Baiju Parthan has depicted the symbiotic relationship that the concept of land has with time. Baiju Parthan’s series of paintings Truth Serum is a rhetoric for how history is inevitably recounted; cultural history as an imagined real and ideal, with golden ages always located in the past. Done in acrylic on canvas, a blue maharaja figure dwells on as a representation of the glorious, imagined time in the past. The second painting has a figurine that is the personification of time itself, continually swallowing the existing world into oblivion. A bulldozer, a machine that regularly churns earth, has been placed below the figure, encapsulating the change that time brings to landscapes.

Baiju Parthan,Truth Serum- 3, 2014, acrylic on canvas, 122 x 122 cm 

Gigi Scaria’s Soaked has little islands of land in a river full of blood. Blood and land have been inseparable for ages, genealogy determining the possession and treatment of land, and often being the determining factor behind the concept of nationalism. Even more importantly in our times, much blood continues to be shed over land, and its possession. Half made buildings, flags and wells immune to this island of blood around them point to this fact overwhelmingly in Scaria’s artwork.

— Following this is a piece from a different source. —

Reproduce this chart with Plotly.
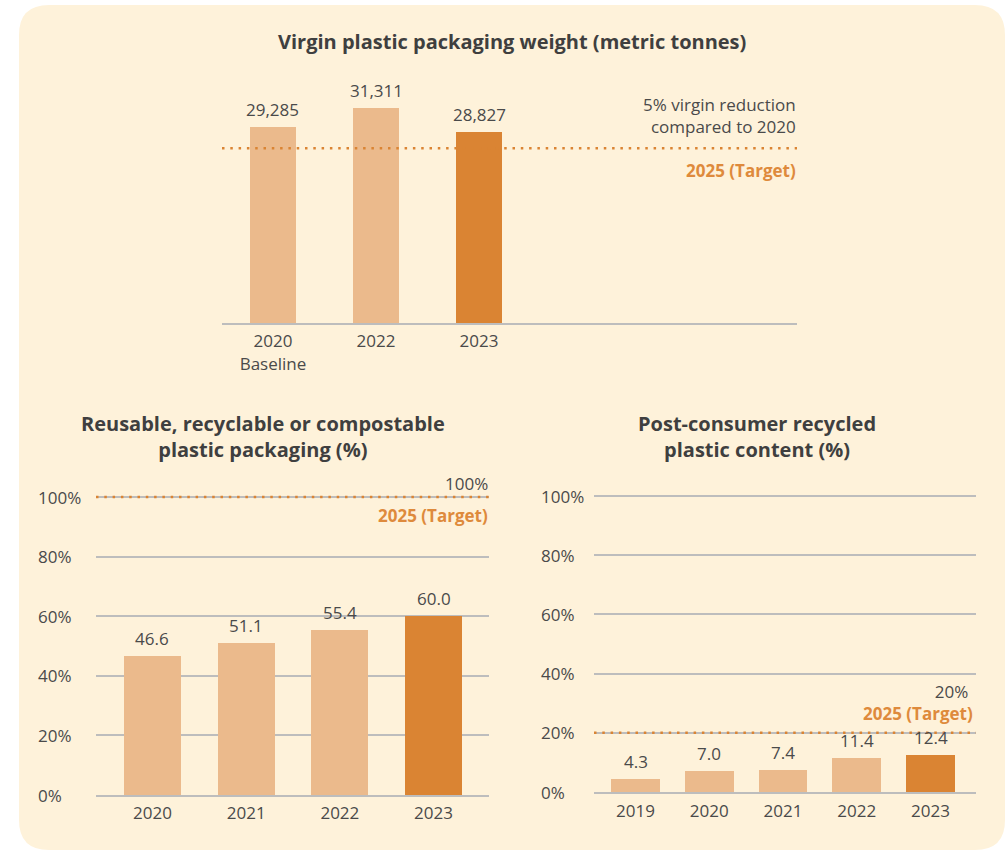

Gigi Scaria, Soaked, 2014, acrylic and automobile paint on canvas, 91 x 91 cm 

Ryan Lobo’s A Million Mutinies, is a series of photographs that explores the Bir Khalsa community’s agendas and ideologies. These photographs were taken at a talent show in a small town in Punjab. All the subjects of the photographs belong to the Tarn Tarn district, a district that suffered intensely during the Sikh insurgency in the ’80s. Vishwajyoti Ghosh’s Land is the Only Currency – I, explores the economics behind land holding, and its implications for a developing country such as India. Done as painting s on archival print, it is a commentary on one of our biggest political debates since independence, agricultural land and its dependents that form a majority of our population.

Vishwajyoti Ghosh, Honey Friendship Club, Times New Roman and Countrymen Series, 30 x 38 cm

His other artworks, the Dollar Dream or the Honey Friendship Club, is tweaked with a sense of humour as he uses a Raja Ravi Verma work juxtaposed with other elements, such as a newspaper advertisement soliciting females and other such commonly seen visual icons, and marries them together on one canvas to great effect. Land rises above geographical boundaries, it is a sum total of its culture, politics, economics, sociology,  anthropology, its meaning takes within itself the different facets of human existence.

The exhibition was on through January, in Art District Gallery XIII, Delhi.